>>>
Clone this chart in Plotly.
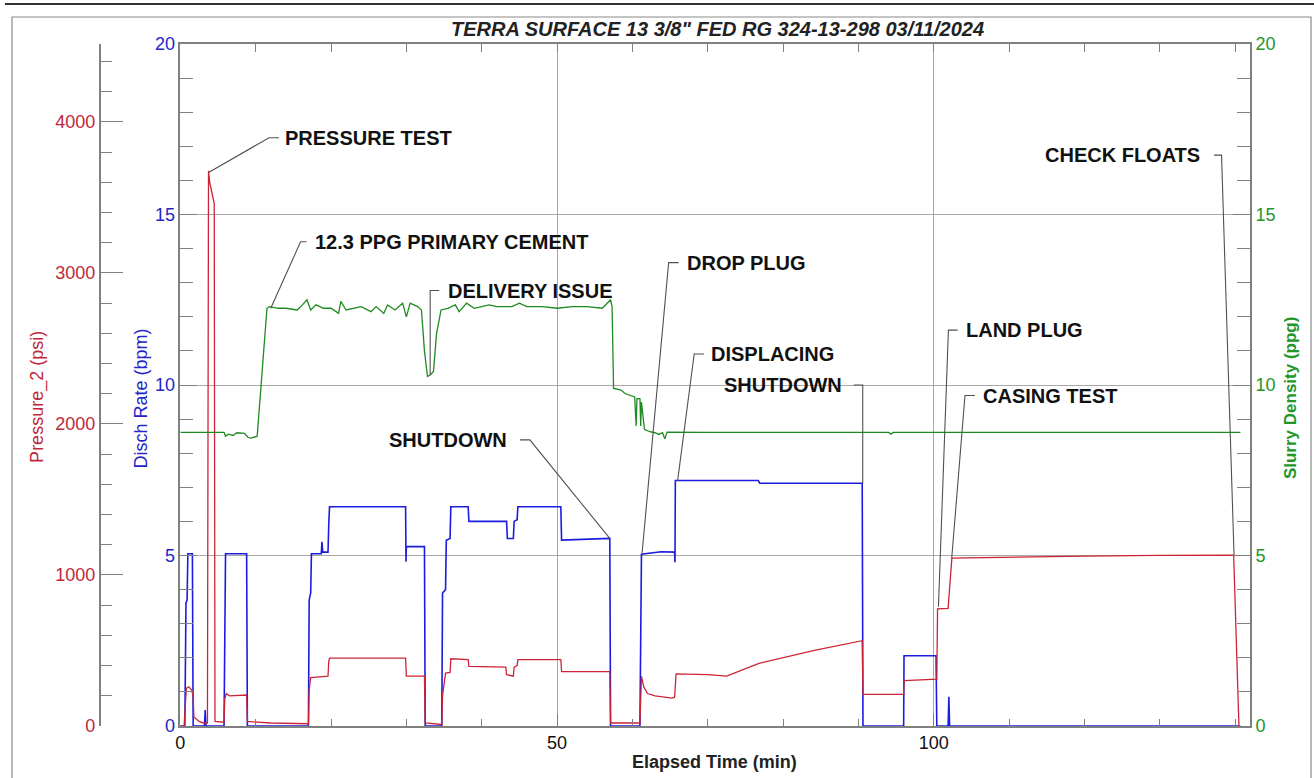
import plotly.graph_objects as go

# ---------------- data ----------------
rate_t = [0, 0.6, 0.75, 0.9, 1.0, 1.6, 1.7, 3.2, 3.3, 3.4, 5.8, 5.9, 6.0, 8.8, 8.9,
          17.0, 17.1, 17.3, 17.4, 18.7, 18.8, 18.9, 19.6, 19.7, 19.8, 29.9, 29.95, 30.0,
          32.4, 32.5, 34.7, 34.8, 35.2, 35.3, 35.8, 35.9, 38.2, 38.3, 43.3, 43.4, 44.2,
          44.3, 44.7, 44.8, 50.5, 50.6, 57.0, 57.1, 61.0, 61.2, 63.8, 65.6, 65.65, 65.7,
          76.7, 76.9, 90.5, 90.6, 96.0, 96.05, 100.3, 100.4, 101.9, 102.0, 102.1, 140.7]
rate_v = [0, 0, 3.6, 3.7, 5.05, 5.05, 0, 0, 0.47, 0, 0, 4.9, 5.05, 5.05, 0,
          0, 3.7, 3.9, 5.05, 5.05, 5.4, 5.1, 5.1, 5.9, 6.43, 6.43, 4.82, 5.26,
          5.26, 0, 0, 3.9, 4.0, 5.45, 5.5, 6.43, 6.43, 6.0, 6.0, 5.5, 5.5,
          6.0, 6.05, 6.43, 6.43, 5.45, 5.5, 0, 0, 5.04, 5.11, 5.1, 4.8, 7.2,
          7.2, 7.12, 7.12, 0, 0, 2.06, 2.06, 0, 0, 0.86, 0, 0]

press_t = [0, 0.5, 0.8, 1.1, 1.5, 1.7, 1.8, 2.5, 3.3, 3.6, 3.74, 3.9, 4.4, 4.5, 4.6,
           5.8, 5.9, 6.1, 6.5, 8.8, 8.9, 12.0, 17.0, 17.1, 17.3, 19.6, 19.7, 19.8, 29.9,
           30.0, 32.4, 32.5, 34.7, 34.8, 35.2, 35.8, 35.9, 38.2, 38.3, 43.2, 43.3, 44.2,
           44.3, 44.7, 44.8, 50.5, 50.6, 57.0, 57.1, 61.0, 61.2, 61.5, 62.0, 63.0, 65.3,
           65.6, 65.8, 70.0, 72.5, 76.8, 84.3, 90.5, 90.6, 96.0, 96.05, 100.4, 100.5,
           101.9, 102.4, 110.0, 120.0, 130.0, 139.8, 140.5]
press_v = [0, 0, 250, 260, 240, 200, 60, 30, 15, 20, 3677, 3600, 3483, 3460, 30,
           25, 180, 215, 200, 205, 30, 20, 15, 240, 320, 330, 430, 450, 450,
           330, 330, 20, 10, 200, 350, 355, 445, 440, 395, 390, 340, 330,
           390, 400, 440, 440, 360, 360, 20, 20, 330, 260, 215, 200, 185,
           190, 345, 340, 330, 415, 503, 565, 210, 210, 300, 310, 775,
           779, 1111, 1118, 1125, 1130, 1132, 0]

dens_t = [0, 5.8, 6.0, 6.4, 7.0, 7.5, 8.5, 9.0, 9.4, 10.2, 11.5, 11.8, 13.0, 14.0,
          15.5, 16.0, 16.8, 17.3, 18.0, 19.0, 20.0, 21.0, 21.3, 22.0, 24.0, 25.3, 26.0,
          27.0, 27.5, 28.5, 29.5, 30.0, 30.5, 31.5, 32.0, 32.4, 32.8, 33.2, 33.6, 34.0,
          34.6, 35.5, 36.5, 37.0, 38.0, 39.0, 41.0, 42.0, 44.0, 45.0, 46.0, 48.0, 50.0,
          52.0, 54.0, 56.0, 57.1, 57.3, 57.5, 58.5, 59.0, 59.8, 60.3, 60.5, 60.6, 61.0,
          61.1, 61.2, 61.6, 62.3, 63.0, 63.5, 64.0, 64.3, 64.6, 70.0, 94.0, 94.3, 94.6,
          140.7]
dens_v = [8.61, 8.61, 8.5, 8.56, 8.52, 8.6, 8.58, 8.46, 8.44, 8.5, 12.25, 12.3, 12.25, 12.25,
          12.2, 12.3, 12.5, 12.2, 12.35, 12.25, 12.25, 12.1, 12.45, 12.2, 12.3, 12.15, 12.3,
          12.1, 12.35, 12.2, 12.4, 12.0, 12.4, 12.3, 12.2, 11.0, 10.25, 10.3, 10.4, 11.5,
          12.2, 12.25, 12.35, 12.15, 12.4, 12.25, 12.35, 12.3, 12.3, 12.4, 12.3, 12.3, 12.25,
          12.3, 12.3, 12.25, 12.5, 12.3, 9.9, 9.85, 9.75, 9.7, 9.65, 8.8, 9.6, 9.6,
          8.8, 9.5, 8.7, 8.63, 8.6, 8.55, 8.6, 8.42, 8.62, 8.61, 8.61, 8.56, 8.61,
          8.61]

# event labels: text, point (t, rate-units), elbow (t, rate-units), stub end t, text x, anchor
ev_text = ["PRESSURE TEST", "12.3 PPG PRIMARY CEMENT", "DELIVERY ISSUE", "SHUTDOWN",
           "DROP PLUG", "DISPLACING", "SHUTDOWN", "LAND PLUG", "CASING TEST", "CHECK FLOATS"]
ev_pt_t = [3.74, 12.0, 33.16, 57.0, 61.28, 66.0, 90.57, 100.62, 102.38, 139.85]
ev_pt_v = [16.23, 12.25, 10.29, 5.5, 5.06, 7.19, 7.12, 3.5, 4.92, 5.01]
ev_el_t = [11.77, 15.96, 33.16, 46.39, 64.81, 68.2, 90.57, 101.94, 104.14, 138.19]
ev_el_v = [17.25, 14.2, 12.77, 8.39, 13.59, 10.91, 10.0, 11.61, 9.69, 16.74]
ev_stub_t = [13.1, 16.75, 34.35, 45.07, 66.14, 69.5, 89.37, 103.17, 105.46, 137.2]
ev_txt_t = [14.2, 18.2, 35.8, 43.5, 67.46, 70.7, 87.9, 104.5, 106.75, 135.4]
ev_anchor = ["left", "left", "left", "right", "left", "left", "right", "left", "left", "right"]

# ---------------- figure ----------------
W, H = 1314, 778
PL, PR, PT, PB = 176, 1250, 44, 726  # plot area pixels


def px(x):
    return x / W


def py(y):
    return (PB - y) / (PB - PT)


RED = "#cc2436"
RED_T = "#c0283c"
BLUE = "#1c1ce0"
BLUE_T = "#2424c8"
GREEN = "#1f8a1f"
GREEN_T = "#22962a"
AX = "#808080"
GRID = "#a8a8a8"
FONT = "Liberation Sans, Arial, sans-serif"

fig = go.Figure()
fig.add_trace(go.Scatter(x=press_t, y=press_v, yaxis="y2", mode="lines",
                         line=dict(color=RED, width=1.3), name="Pressure_2"))
fig.add_trace(go.Scatter(x=rate_t, y=rate_v, yaxis="y", mode="lines",
                         line=dict(color=BLUE, width=1.6), name="Disch Rate"))
fig.add_trace(go.Scatter(x=dens_t, y=dens_v, yaxis="y3", mode="lines",
                         line=dict(color=GREEN, width=1.3), name="Slurry Density"))
# helper (invisible) trace so the top tick axis is drawn
fig.add_trace(go.Scatter(x=rate_t, y=rate_v, xaxis="x2", yaxis="y4", mode="lines",
                         line=dict(color="rgba(0,0,0,0)", width=1), hoverinfo="skip",
                         showlegend=False))

fig.update_layout(
    width=W, height=H,
    margin=dict(l=0, r=0, t=PT, b=H - PB),
    paper_bgcolor="white", plot_bgcolor="rgba(0,0,0,0)",
    showlegend=False,
    font=dict(family=FONT),
    xaxis=dict(domain=[px(PL), px(PR)], range=[0, 142], showline=True, linecolor=AX,
               linewidth=1.5, mirror=True, ticks="inside", ticklen=12, tickwidth=1,
               tickcolor=AX, dtick=50, tick0=0, showgrid=True, gridcolor=GRID, gridwidth=1,
               zeroline=False, tickfont=dict(family=FONT, size=18, color="#111"),
               minor=dict(dtick=10, ticklen=7, ticks="inside", tickcolor=AX, showgrid=False)),
    xaxis2=dict(domain=[px(PL), px(PR)], side="top", anchor="y4", range=[0, 142],
                showline=True, linecolor=AX, linewidth=1.5,
                ticks="inside", ticklen=8, tickwidth=1, tickcolor=AX, dtick=10, tick0=0,
                showticklabels=False, showgrid=False, zeroline=False),
    yaxis4=dict(domain=[0, 1], range=[0, 20], anchor="x2", overlaying="y", visible=False),
    yaxis=dict(range=[0, 20], side="left", anchor="x", showline=True, linecolor=AX,
               linewidth=1.5, ticks="inside", ticklen=17, tickcolor=AX, dtick=5,
               showgrid=True, gridcolor=GRID, gridwidth=1, zeroline=False,
               tickfont=dict(family=FONT, size=18, color=BLUE_T),
               minor=dict(dtick=1, ticklen=13, ticks="inside", tickcolor=AX, showgrid=False)),
    yaxis2=dict(range=[0, 4516], overlaying="y", anchor="free", position=px(95), side="left",
                showline=True, linecolor=AX, linewidth=1.5, ticks="inside", ticklen=23,
                tickcolor=AX, dtick=1000, showgrid=False, zeroline=False,
                tickfont=dict(family=FONT, size=18, color=RED_T),
                minor=dict(dtick=200, ticklen=12, ticks="inside", tickcolor=AX, showgrid=False)),
    yaxis3=dict(range=[0, 20], overlaying="y", anchor="x", side="right", showline=True,
                linecolor=AX, linewidth=1.5, ticks="inside", ticklen=17, tickcolor=AX,
                dtick=5, showgrid=False, zeroline=False,
                tickfont=dict(family=FONT, size=18, color=GREEN_T),
                minor=dict(dtick=1, ticklen=13, ticks="inside", tickcolor=AX, showgrid=False)),
)

shapes = []
annotations = []

# outer frame and top rule
shapes.append(dict(type="rect", xref="paper", yref="paper", x0=px(7), x1=px(1311),
                   y0=py(800), y1=py(17), line=dict(color="#8a8a8a", width=1.2)))
shapes.append(dict(type="line", xref="paper", yref="paper", x0=0, x1=1,
                   y0=py(4), y1=py(4), line=dict(color="#333", width=2)))

# event leader lines and labels
for i, txt in enumerate(ev_text):
    path = (f"M {ev_pt_t[i]},{ev_pt_v[i]} L {ev_el_t[i]},{ev_el_v[i]} "
            f"L {ev_stub_t[i]},{ev_el_v[i]}")
    shapes.append(dict(type="path", xref="x", yref="y", path=path,
                       line=dict(color="#505050", width=1.1)))
    annotations.append(dict(x=ev_txt_t[i], y=ev_el_v[i], xref="x", yref="y",
                            text=f"<b>{txt}</b>", showarrow=False, xanchor=ev_anchor[i],
                            xshift=-4 if ev_anchor[i] == "left" else 1,
                            yanchor="middle", font=dict(family=FONT, size=20, color="#111")))

# title and axis titles
annotations.append(dict(x=px(715), y=py(29), xref="paper", yref="paper",
                        text="<b><i>TERRA SURFACE 13 3/8\" FED RG 324-13-298 03/11/2024</i></b>",
                        showarrow=False, xanchor="center", yanchor="middle",
                        font=dict(family=FONT, size=20, color="#222")))
annotations.append(dict(x=px(32), y=py(397), xref="paper", yref="paper", text="Pressure_2 (psi)",
                        textangle=-90, showarrow=False, xanchor="center", yanchor="middle",
                        font=dict(family=FONT, size=18, color=RED_T)))
annotations.append(dict(x=px(137), y=py(398), xref="paper", yref="paper", text="Disch Rate (bpm)",
                        textangle=-90, showarrow=False, xanchor="center", yanchor="middle",
                        font=dict(family=FONT, size=18, color=BLUE_T)))
annotations.append(dict(x=px(1290), y=py(398), xref="paper", yref="paper",
                        text="<b>Slurry Density (ppg)</b>", textangle=-90, showarrow=False,
                        xanchor="center", yanchor="middle",
                        font=dict(family=FONT, size=17, color=GREEN_T)))
annotations.append(dict(x=px(712), y=py(762), xref="paper", yref="paper",
                        text="<b>Elapsed Time (min)</b>", showarrow=False, xanchor="center",
                        yanchor="middle", font=dict(family=FONT, size=18, color="#222")))

fig.update_layout(shapes=shapes, annotations=annotations)
fig.write_html("out.html", config={"displayModeBar": False},
               post_script="document.body.style.margin='0';document.body.style.overflow='hidden';")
<<<
SET EXERCISE:
Write out again exactly the lines from the start of the data above through the line containing "import plotly.graph_objects as go", inclusive, excluding any pictures.

EXERCISE RESPONSE:
Clone this chart in Plotly.
import plotly.graph_objects as go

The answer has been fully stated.